=== Supplied data ===

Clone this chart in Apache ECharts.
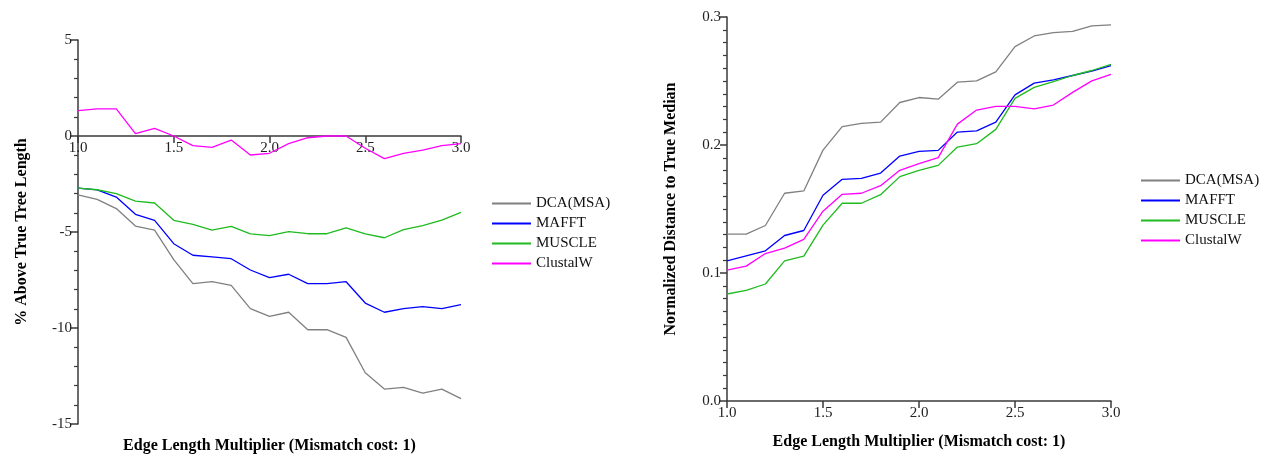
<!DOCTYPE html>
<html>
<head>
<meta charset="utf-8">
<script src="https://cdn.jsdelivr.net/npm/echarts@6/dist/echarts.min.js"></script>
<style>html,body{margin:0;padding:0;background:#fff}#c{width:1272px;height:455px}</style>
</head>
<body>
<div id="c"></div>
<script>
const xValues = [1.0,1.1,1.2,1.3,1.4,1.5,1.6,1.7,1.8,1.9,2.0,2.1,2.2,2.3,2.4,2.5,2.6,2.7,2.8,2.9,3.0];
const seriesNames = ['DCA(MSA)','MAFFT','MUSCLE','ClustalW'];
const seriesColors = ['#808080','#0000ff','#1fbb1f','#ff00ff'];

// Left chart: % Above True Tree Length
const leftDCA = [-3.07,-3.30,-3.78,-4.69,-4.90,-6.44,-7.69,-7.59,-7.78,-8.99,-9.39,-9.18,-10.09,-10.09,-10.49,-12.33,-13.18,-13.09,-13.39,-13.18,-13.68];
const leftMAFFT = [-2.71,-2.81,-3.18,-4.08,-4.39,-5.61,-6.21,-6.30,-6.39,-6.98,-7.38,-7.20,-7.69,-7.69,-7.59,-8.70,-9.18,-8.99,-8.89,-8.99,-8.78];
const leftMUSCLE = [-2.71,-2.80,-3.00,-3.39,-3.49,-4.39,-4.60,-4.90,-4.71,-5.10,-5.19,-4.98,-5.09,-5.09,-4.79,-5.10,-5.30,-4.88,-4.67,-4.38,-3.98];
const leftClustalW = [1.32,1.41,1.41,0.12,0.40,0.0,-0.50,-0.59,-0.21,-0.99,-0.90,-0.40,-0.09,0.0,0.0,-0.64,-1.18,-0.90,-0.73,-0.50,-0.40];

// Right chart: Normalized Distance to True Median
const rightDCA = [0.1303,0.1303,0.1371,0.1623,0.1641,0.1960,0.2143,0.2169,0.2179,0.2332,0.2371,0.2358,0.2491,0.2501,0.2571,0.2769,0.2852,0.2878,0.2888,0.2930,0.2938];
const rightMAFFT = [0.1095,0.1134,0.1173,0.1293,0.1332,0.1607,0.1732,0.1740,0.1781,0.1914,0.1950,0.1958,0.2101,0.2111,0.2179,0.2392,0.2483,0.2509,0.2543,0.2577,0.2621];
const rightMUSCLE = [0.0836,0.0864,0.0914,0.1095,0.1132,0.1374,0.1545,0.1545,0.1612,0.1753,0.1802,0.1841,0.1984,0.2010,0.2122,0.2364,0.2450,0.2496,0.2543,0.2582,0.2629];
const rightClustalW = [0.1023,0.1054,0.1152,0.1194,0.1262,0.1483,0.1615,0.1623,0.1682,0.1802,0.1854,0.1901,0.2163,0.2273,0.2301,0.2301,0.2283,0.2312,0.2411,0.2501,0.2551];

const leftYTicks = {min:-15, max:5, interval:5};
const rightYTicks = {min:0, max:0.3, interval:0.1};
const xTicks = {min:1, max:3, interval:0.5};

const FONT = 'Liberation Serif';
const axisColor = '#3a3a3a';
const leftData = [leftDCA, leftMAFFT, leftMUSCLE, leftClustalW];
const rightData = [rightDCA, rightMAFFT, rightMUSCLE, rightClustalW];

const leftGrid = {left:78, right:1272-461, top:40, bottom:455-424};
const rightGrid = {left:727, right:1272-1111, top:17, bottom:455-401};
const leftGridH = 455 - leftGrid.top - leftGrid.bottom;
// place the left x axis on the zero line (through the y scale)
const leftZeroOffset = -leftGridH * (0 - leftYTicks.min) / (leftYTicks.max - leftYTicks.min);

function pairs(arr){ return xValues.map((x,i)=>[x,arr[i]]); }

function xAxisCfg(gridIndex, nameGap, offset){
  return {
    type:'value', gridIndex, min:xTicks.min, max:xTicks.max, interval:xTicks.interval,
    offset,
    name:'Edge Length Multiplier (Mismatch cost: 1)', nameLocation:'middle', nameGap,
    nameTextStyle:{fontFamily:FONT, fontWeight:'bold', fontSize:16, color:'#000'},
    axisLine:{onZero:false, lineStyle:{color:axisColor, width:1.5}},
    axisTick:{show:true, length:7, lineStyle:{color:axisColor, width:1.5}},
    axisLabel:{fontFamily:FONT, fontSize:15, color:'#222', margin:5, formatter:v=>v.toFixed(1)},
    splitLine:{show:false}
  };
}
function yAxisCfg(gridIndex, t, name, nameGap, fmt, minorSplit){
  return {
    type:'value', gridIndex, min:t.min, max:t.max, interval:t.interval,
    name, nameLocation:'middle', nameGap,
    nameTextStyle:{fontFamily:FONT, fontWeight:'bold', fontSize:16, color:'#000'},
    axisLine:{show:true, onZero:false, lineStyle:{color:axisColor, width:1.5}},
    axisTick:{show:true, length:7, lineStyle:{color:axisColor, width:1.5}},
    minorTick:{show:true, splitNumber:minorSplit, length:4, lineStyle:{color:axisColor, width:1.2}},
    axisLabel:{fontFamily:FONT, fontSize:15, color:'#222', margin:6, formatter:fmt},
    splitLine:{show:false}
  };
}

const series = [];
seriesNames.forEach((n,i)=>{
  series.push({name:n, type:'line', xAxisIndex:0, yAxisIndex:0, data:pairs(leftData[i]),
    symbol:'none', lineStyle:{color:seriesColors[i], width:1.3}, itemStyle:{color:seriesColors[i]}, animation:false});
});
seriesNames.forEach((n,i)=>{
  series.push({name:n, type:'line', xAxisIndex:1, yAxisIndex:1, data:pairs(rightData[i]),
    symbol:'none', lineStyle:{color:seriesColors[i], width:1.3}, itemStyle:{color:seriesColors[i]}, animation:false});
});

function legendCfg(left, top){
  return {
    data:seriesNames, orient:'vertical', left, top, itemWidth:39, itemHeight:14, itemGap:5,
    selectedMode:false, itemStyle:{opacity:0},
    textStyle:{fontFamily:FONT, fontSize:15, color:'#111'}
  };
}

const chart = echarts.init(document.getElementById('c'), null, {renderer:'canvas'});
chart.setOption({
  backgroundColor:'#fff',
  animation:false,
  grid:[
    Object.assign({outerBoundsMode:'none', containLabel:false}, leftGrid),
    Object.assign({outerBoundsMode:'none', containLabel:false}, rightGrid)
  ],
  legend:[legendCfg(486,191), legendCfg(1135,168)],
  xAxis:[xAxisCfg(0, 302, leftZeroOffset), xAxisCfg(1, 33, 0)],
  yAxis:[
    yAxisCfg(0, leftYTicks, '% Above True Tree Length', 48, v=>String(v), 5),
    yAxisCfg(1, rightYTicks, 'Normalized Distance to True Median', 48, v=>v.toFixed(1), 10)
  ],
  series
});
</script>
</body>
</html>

===

# Task
Skip the images and write out the rest of the listing exactly.

# Task solution
Clone this chart in Apache ECharts.
<!DOCTYPE html>
<html>
<head>
<meta charset="utf-8">
<script src="https://cdn.jsdelivr.net/npm/echarts@6/dist/echarts.min.js"></script>
<style>html,body{margin:0;padding:0;background:#fff}#c{width:1272px;height:455px}</style>
</head>
<body>
<div id="c"></div>
<script>
const xValues = [1.0,1.1,1.2,1.3,1.4,1.5,1.6,1.7,1.8,1.9,2.0,2.1,2.2,2.3,2.4,2.5,2.6,2.7,2.8,2.9,3.0];
const seriesNames = ['DCA(MSA)','MAFFT','MUSCLE','ClustalW'];
const seriesColors = ['#808080','#0000ff','#1fbb1f','#ff00ff'];

// Left chart: % Above True Tree Length
const leftDCA = [-3.07,-3.30,-3.78,-4.69,-4.90,-6.44,-7.69,-7.59,-7.78,-8.99,-9.39,-9.18,-10.09,-10.09,-10.49,-12.33,-13.18,-13.09,-13.39,-13.18,-13.68];
const leftMAFFT = [-2.71,-2.81,-3.18,-4.08,-4.39,-5.61,-6.21,-6.30,-6.39,-6.98,-7.38,-7.20,-7.69,-7.69,-7.59,-8.70,-9.18,-8.99,-8.89,-8.99,-8.78];
const leftMUSCLE = [-2.71,-2.80,-3.00,-3.39,-3.49,-4.39,-4.60,-4.90,-4.71,-5.10,-5.19,-4.98,-5.09,-5.09,-4.79,-5.10,-5.30,-4.88,-4.67,-4.38,-3.98];
const leftClustalW = [1.32,1.41,1.41,0.12,0.40,0.0,-0.50,-0.59,-0.21,-0.99,-0.90,-0.40,-0.09,0.0,0.0,-0.64,-1.18,-0.90,-0.73,-0.50,-0.40];

// Right chart: Normalized Distance to True Median
const rightDCA = [0.1303,0.1303,0.1371,0.1623,0.1641,0.1960,0.2143,0.2169,0.2179,0.2332,0.2371,0.2358,0.2491,0.2501,0.2571,0.2769,0.2852,0.2878,0.2888,0.2930,0.2938];
const rightMAFFT = [0.1095,0.1134,0.1173,0.1293,0.1332,0.1607,0.1732,0.1740,0.1781,0.1914,0.1950,0.1958,0.2101,0.2111,0.2179,0.2392,0.2483,0.2509,0.2543,0.2577,0.2621];
const rightMUSCLE = [0.0836,0.0864,0.0914,0.1095,0.1132,0.1374,0.1545,0.1545,0.1612,0.1753,0.1802,0.1841,0.1984,0.2010,0.2122,0.2364,0.2450,0.2496,0.2543,0.2582,0.2629];
const rightClustalW = [0.1023,0.1054,0.1152,0.1194,0.1262,0.1483,0.1615,0.1623,0.1682,0.1802,0.1854,0.1901,0.2163,0.2273,0.2301,0.2301,0.2283,0.2312,0.2411,0.2501,0.2551];

const leftYTicks = {min:-15, max:5, interval:5};
const rightYTicks = {min:0, max:0.3, interval:0.1};
const xTicks = {min:1, max:3, interval:0.5};

const FONT = 'Liberation Serif';
const axisColor = '#3a3a3a';
const leftData = [leftDCA, leftMAFFT, leftMUSCLE, leftClustalW];
const rightData = [rightDCA, rightMAFFT, rightMUSCLE, rightClustalW];

const leftGrid = {left:78, right:1272-461, top:40, bottom:455-424};
const rightGrid = {left:727, right:1272-1111, top:17, bottom:455-401};
const leftGridH = 455 - leftGrid.top - leftGrid.bottom;
// place the left x axis on the zero line (through the y scale)
const leftZeroOffset = -leftGridH * (0 - leftYTicks.min) / (leftYTicks.max - leftYTicks.min);

function pairs(arr){ return xValues.map((x,i)=>[x,arr[i]]); }

function xAxisCfg(gridIndex, nameGap, offset){
  return {
    type:'value', gridIndex, min:xTicks.min, max:xTicks.max, interval:xTicks.interval,
    offset,
    name:'Edge Length Multiplier (Mismatch cost: 1)', nameLocation:'middle', nameGap,
    nameTextStyle:{fontFamily:FONT, fontWeight:'bold', fontSize:16, color:'#000'},
    axisLine:{onZero:false, lineStyle:{color:axisColor, width:1.5}},
    axisTick:{show:true, length:7, lineStyle:{color:axisColor, width:1.5}},
    axisLabel:{fontFamily:FONT, fontSize:15, color:'#222', margin:5, formatter:v=>v.toFixed(1)},
    splitLine:{show:false}
  };
}
function yAxisCfg(gridIndex, t, name, nameGap, fmt, minorSplit){
  return {
    type:'value', gridIndex, min:t.min, max:t.max, interval:t.interval,
    name, nameLocation:'middle', nameGap,
    nameTextStyle:{fontFamily:FONT, fontWeight:'bold', fontSize:16, color:'#000'},
    axisLine:{show:true, onZero:false, lineStyle:{color:axisColor, width:1.5}},
    axisTick:{show:true, length:7, lineStyle:{color:axisColor, width:1.5}},
    minorTick:{show:true, splitNumber:minorSplit, length:4, lineStyle:{color:axisColor, width:1.2}},
    axisLabel:{fontFamily:FONT, fontSize:15, color:'#222', margin:6, formatter:fmt},
    splitLine:{show:false}
  };
}

const series = [];
seriesNames.forEach((n,i)=>{
  series.push({name:n, type:'line', xAxisIndex:0, yAxisIndex:0, data:pairs(leftData[i]),
    symbol:'none', lineStyle:{color:seriesColors[i], width:1.3}, itemStyle:{color:seriesColors[i]}, animation:false});
});
seriesNames.forEach((n,i)=>{
  series.push({name:n, type:'line', xAxisIndex:1, yAxisIndex:1, data:pairs(rightData[i]),
    symbol:'none', lineStyle:{color:seriesColors[i], width:1.3}, itemStyle:{color:seriesColors[i]}, animation:false});
});

function legendCfg(left, top){
  return {
    data:seriesNames, orient:'vertical', left, top, itemWidth:39, itemHeight:14, itemGap:5,
    selectedMode:false, itemStyle:{opacity:0},
    textStyle:{fontFamily:FONT, fontSize:15, color:'#111'}
  };
}

const chart = echarts.init(document.getElementById('c'), null, {renderer:'canvas'});
chart.setOption({
  backgroundColor:'#fff',
  animation:false,
  grid:[
    Object.assign({outerBoundsMode:'none', containLabel:false}, leftGrid),
    Object.assign({outerBoundsMode:'none', containLabel:false}, rightGrid)
  ],
  legend:[legendCfg(486,191), legendCfg(1135,168)],
  xAxis:[xAxisCfg(0, 302, leftZeroOffset), xAxisCfg(1, 33, 0)],
  yAxis:[
    yAxisCfg(0, leftYTicks, '% Above True Tree Length', 48, v=>String(v), 5),
    yAxisCfg(1, rightYTicks, 'Normalized Distance to True Median', 48, v=>v.toFixed(1), 10)
  ],
  series
});
</script>
</body>
</html>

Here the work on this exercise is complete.